Don’t Forget the Songs-365: Mach Dos: Day 361
Sat, Jan 11, 2013

“Harrowdown Hill [extended mix]”
Thom Yorke


“♫ We
think the same
things at the
same time/ we
just can’t do
anything about

Of all the angry songs Thom Yorke has written throughout his illustrious and enigmatic Radiohead songwriting career, it was a solo recording from 2006’s The Eraser, “Harrowdown Hill” is the one that he described as, “It’s the most angry song I’ve ever written in my life; I’m not gonna get into the background to it, the way I see it… And it’s not for me or for any of us to dig any of this up. So it’s a bit of an uncomfortable thing.”

The uncomfortable aspect of this mysterious Eraser cut is Thom Yorke’s take on the baffling suicide of UK’s former Weapons Inspector and Government Scientist Dr. David Kelly who had been linked to the missing weapons of mass destruction leading up to the Iraq War after 9/11. “I’ve been feeling really uncomfortable about that song lately, because it was a personal tragedy, and Dr. Kelly has a family who are still grieving. But I also felt that not to write it would perhaps have been worse.” Yorke said, right after the release of The Eraser in 2006, admitting he was reluctant to comment on the song trying to be sensitive to Kelly’s family.

But Yorke did manage to say this about Dr. Kelly’s death to the UK’s Globe and Mail, “The government and the Ministry of Defense were implicated in his death. They were directly responsible for outing him and that put him in a position of unbearable pressure that he couldn’t deal with, and they knew they were doing it and what it would do to him.” By channeling the frustrations of this [alleged] injustice creatively, Thom Yorke recorded one of the most infamously dynamic electronic protest songs ever. Think Dylan’s “Hurricane” with a more sinister backbeat. But unlike Dylan’s classic, Yorke has masked the lyrics purposely wanting you to investigate further the mystery behind Thom’s ambiguous symbols.

If you think about it, “Harrowdown Hill” is a 21st Century tribute Thom created by trying to keep them legacy of Dr. David Kelly alive in song. If it wasn’t for “Harrowdown” how many people outside of the UK would ever know the tragic death of Dr. David Kelly. “Harrowdown Hill” is definitely a thinking person’s protest song, it does has a killer beat that you can dance to it, but it’s the memory of Dr. David Kelly’s death haunts you after the beats have subsided the true mystery begins.

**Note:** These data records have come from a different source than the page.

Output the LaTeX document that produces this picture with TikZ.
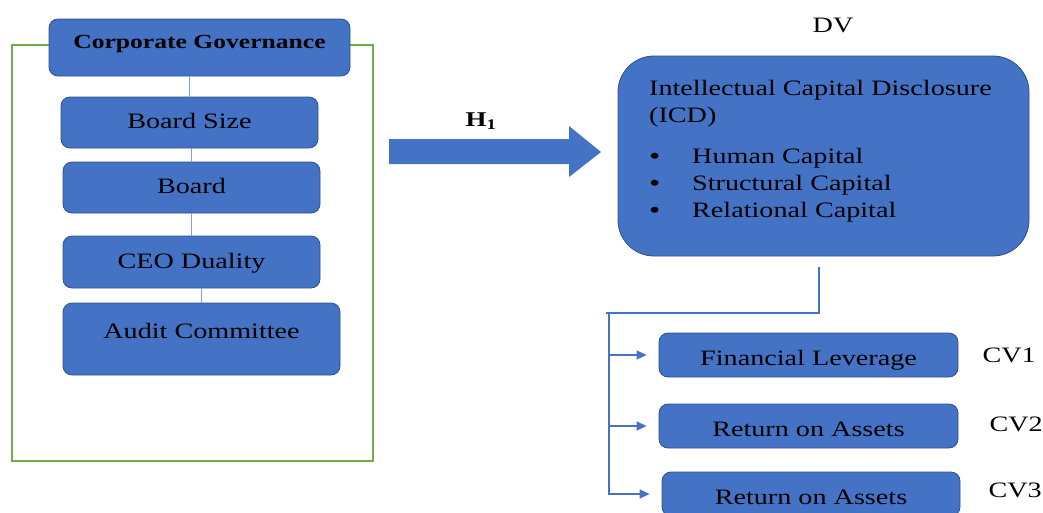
\documentclass[tikz,border=0pt]{standalone}
\usepackage{fontspec}
\setmainfont{Liberation Serif}[FakeStretch=1.28]
\usetikzlibrary{arrows.meta,positioning}
\definecolor{BoxBlue}{HTML}{4472C4}
\definecolor{EdgeBlue}{HTML}{2F528F}
\definecolor{LinkBlue}{HTML}{7F9FD8}
\definecolor{FrameGreen}{HTML}{70AD47}
\newcommand{\icdbullet}{\makebox[43pt][l]{\raisebox{-1.5pt}{\fontsize{25}{25}\selectfont\textbullet}}}

\begin{document}
\begin{tikzpicture}[
    x=1pt, y=-1pt,
    box/.style={rectangle,rounded corners=9pt,draw=EdgeBlue,fill=BoxBlue,line width=0.8pt,
      font=\fontsize{22}{26}\selectfont,inner sep=0pt,text height=15pt,text depth=3pt},
    gov/.style={box,minimum width=301pt,minimum height=57pt,
      font=\bfseries\fontsize{20}{24}\selectfont,text height=8pt,text depth=7pt},
    ivar/.style={box,minimum width=257pt,minimum height=51pt},
    cvar/.style={box,minimum width=299pt,minimum height=44pt,text height=20pt,text depth=0pt},
    txt/.style={inner sep=0pt,font=\fontsize{22}{26}\selectfont},
    link/.style={LinkBlue,line width=1.5pt},
    ctl/.style={BoxBlue,line width=1.4pt},
    >={Stealth[length=10pt,width=9pt,inset=0pt]},
  ]
  \useasboundingbox (0,0) rectangle (1043,512);
  % Frame - governance block
  \draw[FrameGreen,line width=1.2pt] (12,45) rectangle (373,461);
  % IV boxes
  \node[gov] (cg) at (199.5,47.5) {Corporate Governance};
  \node[ivar] (bs) at (189.5,122.5) {Board Size};
  \node[ivar] (board) at (191.5,187.5) {Board};
  \node[ivar,minimum height=52pt] (ceo) at (191.5,262) {CEO Duality};
  \node[ivar,minimum width=277pt,minimum height=72pt,text height=8pt,text depth=10pt] (audit) at (201.5,339) {Audit Committee};
  \draw[link] (cg.south -| bs.north) -- (bs.north);
  \draw[link] (bs.south -| board.north) -- (board.north);
  \draw[link] (board.south) -- (ceo.north);
  \draw[link] (ceo.south -| audit.north) -- (audit.north);
  % Hypothesis arrow
  \fill[BoxBlue] (389,139) -- (569,139) -- (569,126) -- (601,152) -- (569,177) -- (569,164) -- (389,164) -- cycle;
  \node[txt,font=\bfseries\fontsize{21}{24}\selectfont,anchor=base] (h1) at (481,126) {H\textsubscript{1}};
  % DV box
  \node[box,rounded corners=36pt,minimum width=411pt,minimum height=200pt] (icd) at (823.5,156) {};
  \node[txt,above=23pt of icd,xshift=9.5pt] (dv) {DV};
  \node[txt,anchor=base west] (icdtitle) at (649,95) {Intellectual Capital Disclosure};
  \node[txt,anchor=base west] (icdabbr) at (649,122) {(ICD)};
  \node[txt,anchor=base west] (hc) at (649,163) {\icdbullet Human Capital};
  \node[txt,anchor=base west] (sc) at (649,190) {\icdbullet Structural Capital};
  \node[txt,anchor=base west] (rc) at (649,217) {\icdbullet Relational Capital};
  % CV boxes
  \node[cvar] (fl) at (808.5,355) {Financial Leverage};
  \node[cvar] (roa) at (808.5,426) {Return on Assets};
  \node[cvar,minimum width=298pt] (roa3) at (811,494) {Return on Assets};
  \node[txt,right=24pt of fl] (cv1) {CV1};
  \node[txt,right=31pt of roa,yshift=2pt] (cv2) {CV2};
  \node[txt,right=28pt of roa3,yshift=4pt] (cv3) {CV3};
  % Control links
  \coordinate (drop) at (819,267);
  \coordinate (elbow) at (819,313);
  \coordinate (stub) at (606,313);
  \coordinate (trunk) at (609,313);
  \draw[ctl] (drop) -- (elbow) -- (stub);
  \draw[ctl,->] (trunk) |- ([xshift=-12pt]roa3.west);
  \draw[ctl,->] (trunk |- fl) -- ([xshift=-12pt]fl.west);
  \draw[ctl,->] (trunk |- roa) -- ([xshift=-12pt]roa.west);
\end{tikzpicture}
\end{document}
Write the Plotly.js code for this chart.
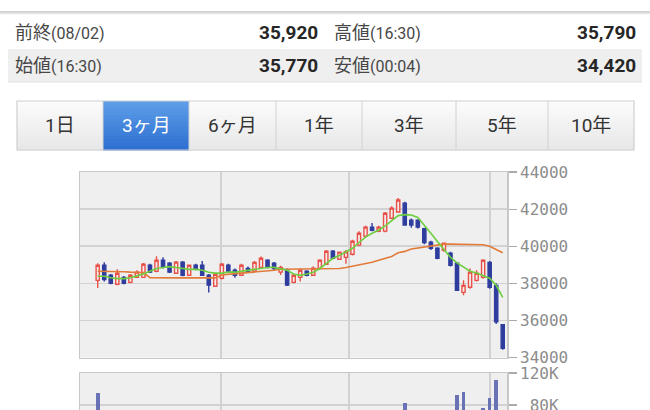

This extended mix of “Harrowdown Hill” slowly unravels like a futuristic mystery slowly introducing colorful beats like characters from Thom’s rhythmic pallet coming alive on Yorke’s electronic sound canvas. I love the pulsating bass sound that was definite precursor to Yorke inviting Flea from The Red Hot Chili Peppers to join Atoms for Peace to help Thom bring songs like “Harrowdown Hill” to life on stage around the globe.

Discover one beat at a time, why Thom Yorke calls “Harrowdown Hill,” “the angriest song I’ve ever written in my life.” And after its rhythms have subsided, uncover the conspiracy inside Thom Yorke’s “Harrowdown Hill.” The Eraser’s most dynamic track leaves behind the true lingering mystery of Dr. David Kelly’s death. Dr. Kelly’s legacy deserves a protest song this enigmatically eternal as in techno/tribute/tragedy that is “Harrowdown Hill.”